Thursday, June 24, 2010

Round and Round We Go

This week has been a little disheartening. Not for anything that has happened to me specifically, and it's not like I can really complain, because whenever something does happen I come through it all right. However, there still has been a lot going on within the tattered confines the mess that I am. Thank God that He is ever mending me.

I've had a couple of troubling thoughts as of late, and I don't really know where to go with them. Should I accept them as definite possibilities? Or perhaps, is it a lack of trust in my provider? I doubt that it is the latter, but still it is a question I ask myself.

I suppose I shouldn't be too surprised. Every story has to have it's peaks and valleys, and every character has to lose something in order to gain something better. I suppose that is where I am at in my story. Just trying to make it through the night so that in the morning I can find that my hope isn't something shallow, but something beautiful, real, and exciting. I know that I'll come through this... I guess I'm just ready for a few happy endings this week, cause honestly, it's been a rough ride these past couple of weeks.

Keep me in your prayers.

Still looking for a job.

Grace and Peace

Monday, June 21, 2010

For Every To there is a Fro...

I find it a little funny that I haven't posted in about a month. I used to post on this thing all the time, but lately I've either had no time to write, or I lose whatever profound (to me) thought I had before I get to jot it down. However, I feel compelled to write, so perhaps you will get something interesting out of it. We shall see.

Today, June 20th, my wife and I celebrated our first year of life together as a married couple. It has been a great first year. So many people say that the first year is the worst, but I am beginning to see that it really just depends on the couple. Of course, that being said, I wonder how I will feel about it when June 20, 2011 comes rolling around. Either way, I can firmly say that I would not ever take the decision back. It's been a wonderful time of growth in my life.

Speaking of which, it seems time has been traveling faster than I want it to (as usual). The fact that it has already been a year is astounding to me, especially when I can still remember the day of our wedding like it occurred yesterday. Within the year I have had my best friend become a father... a very proud father I might add, I've seen his wedding (which occurred before the fatherhood), I've had a friend become engaged to the girl of his dreams, and I've had another friend recently learn that he was going to be a father. All within the year, and it has been a very good year. Truthfully speaking this year hasn't been all rainbows and chocobos, it has had its points in the valley too.

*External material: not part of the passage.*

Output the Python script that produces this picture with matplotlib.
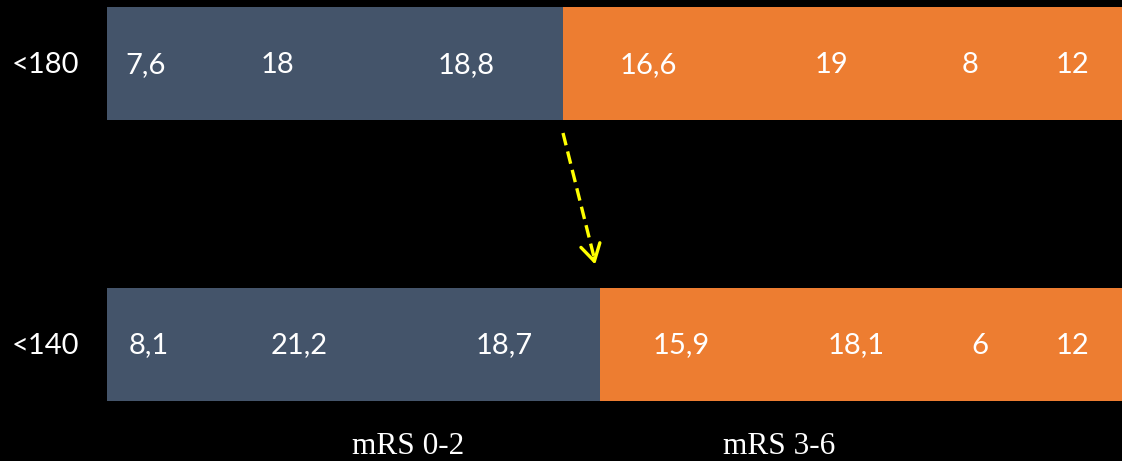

The most notable valley I have encountered would be the loss of my job in May. Although, I do not wish I was still working there, and I have nothing against the job, I have found it incredibly tough to find a job. I have applied to probably around 50 jobs in the past 4 weeks and I have only heard back from one organization. Unfortunately, I was not a good fit for their organization and out of respect I turned down the job offer. So the hunt is back on starting Monday. I guess it's time to try a different tactic. However, what is the use of dwelling on the negative?

Also, though I know many will not read this, I would like to wish all those out there who are fathers a wonderful Father's Day to you. I have great respect for my father, and have learned many things from him during my time as his son. I would not ask for another father despite the mountainous journey we have had during the earlier stages of my life. Still, just as with my mother, I value his advice, his counsel, and of course his presence. I love my family and would do anything for them.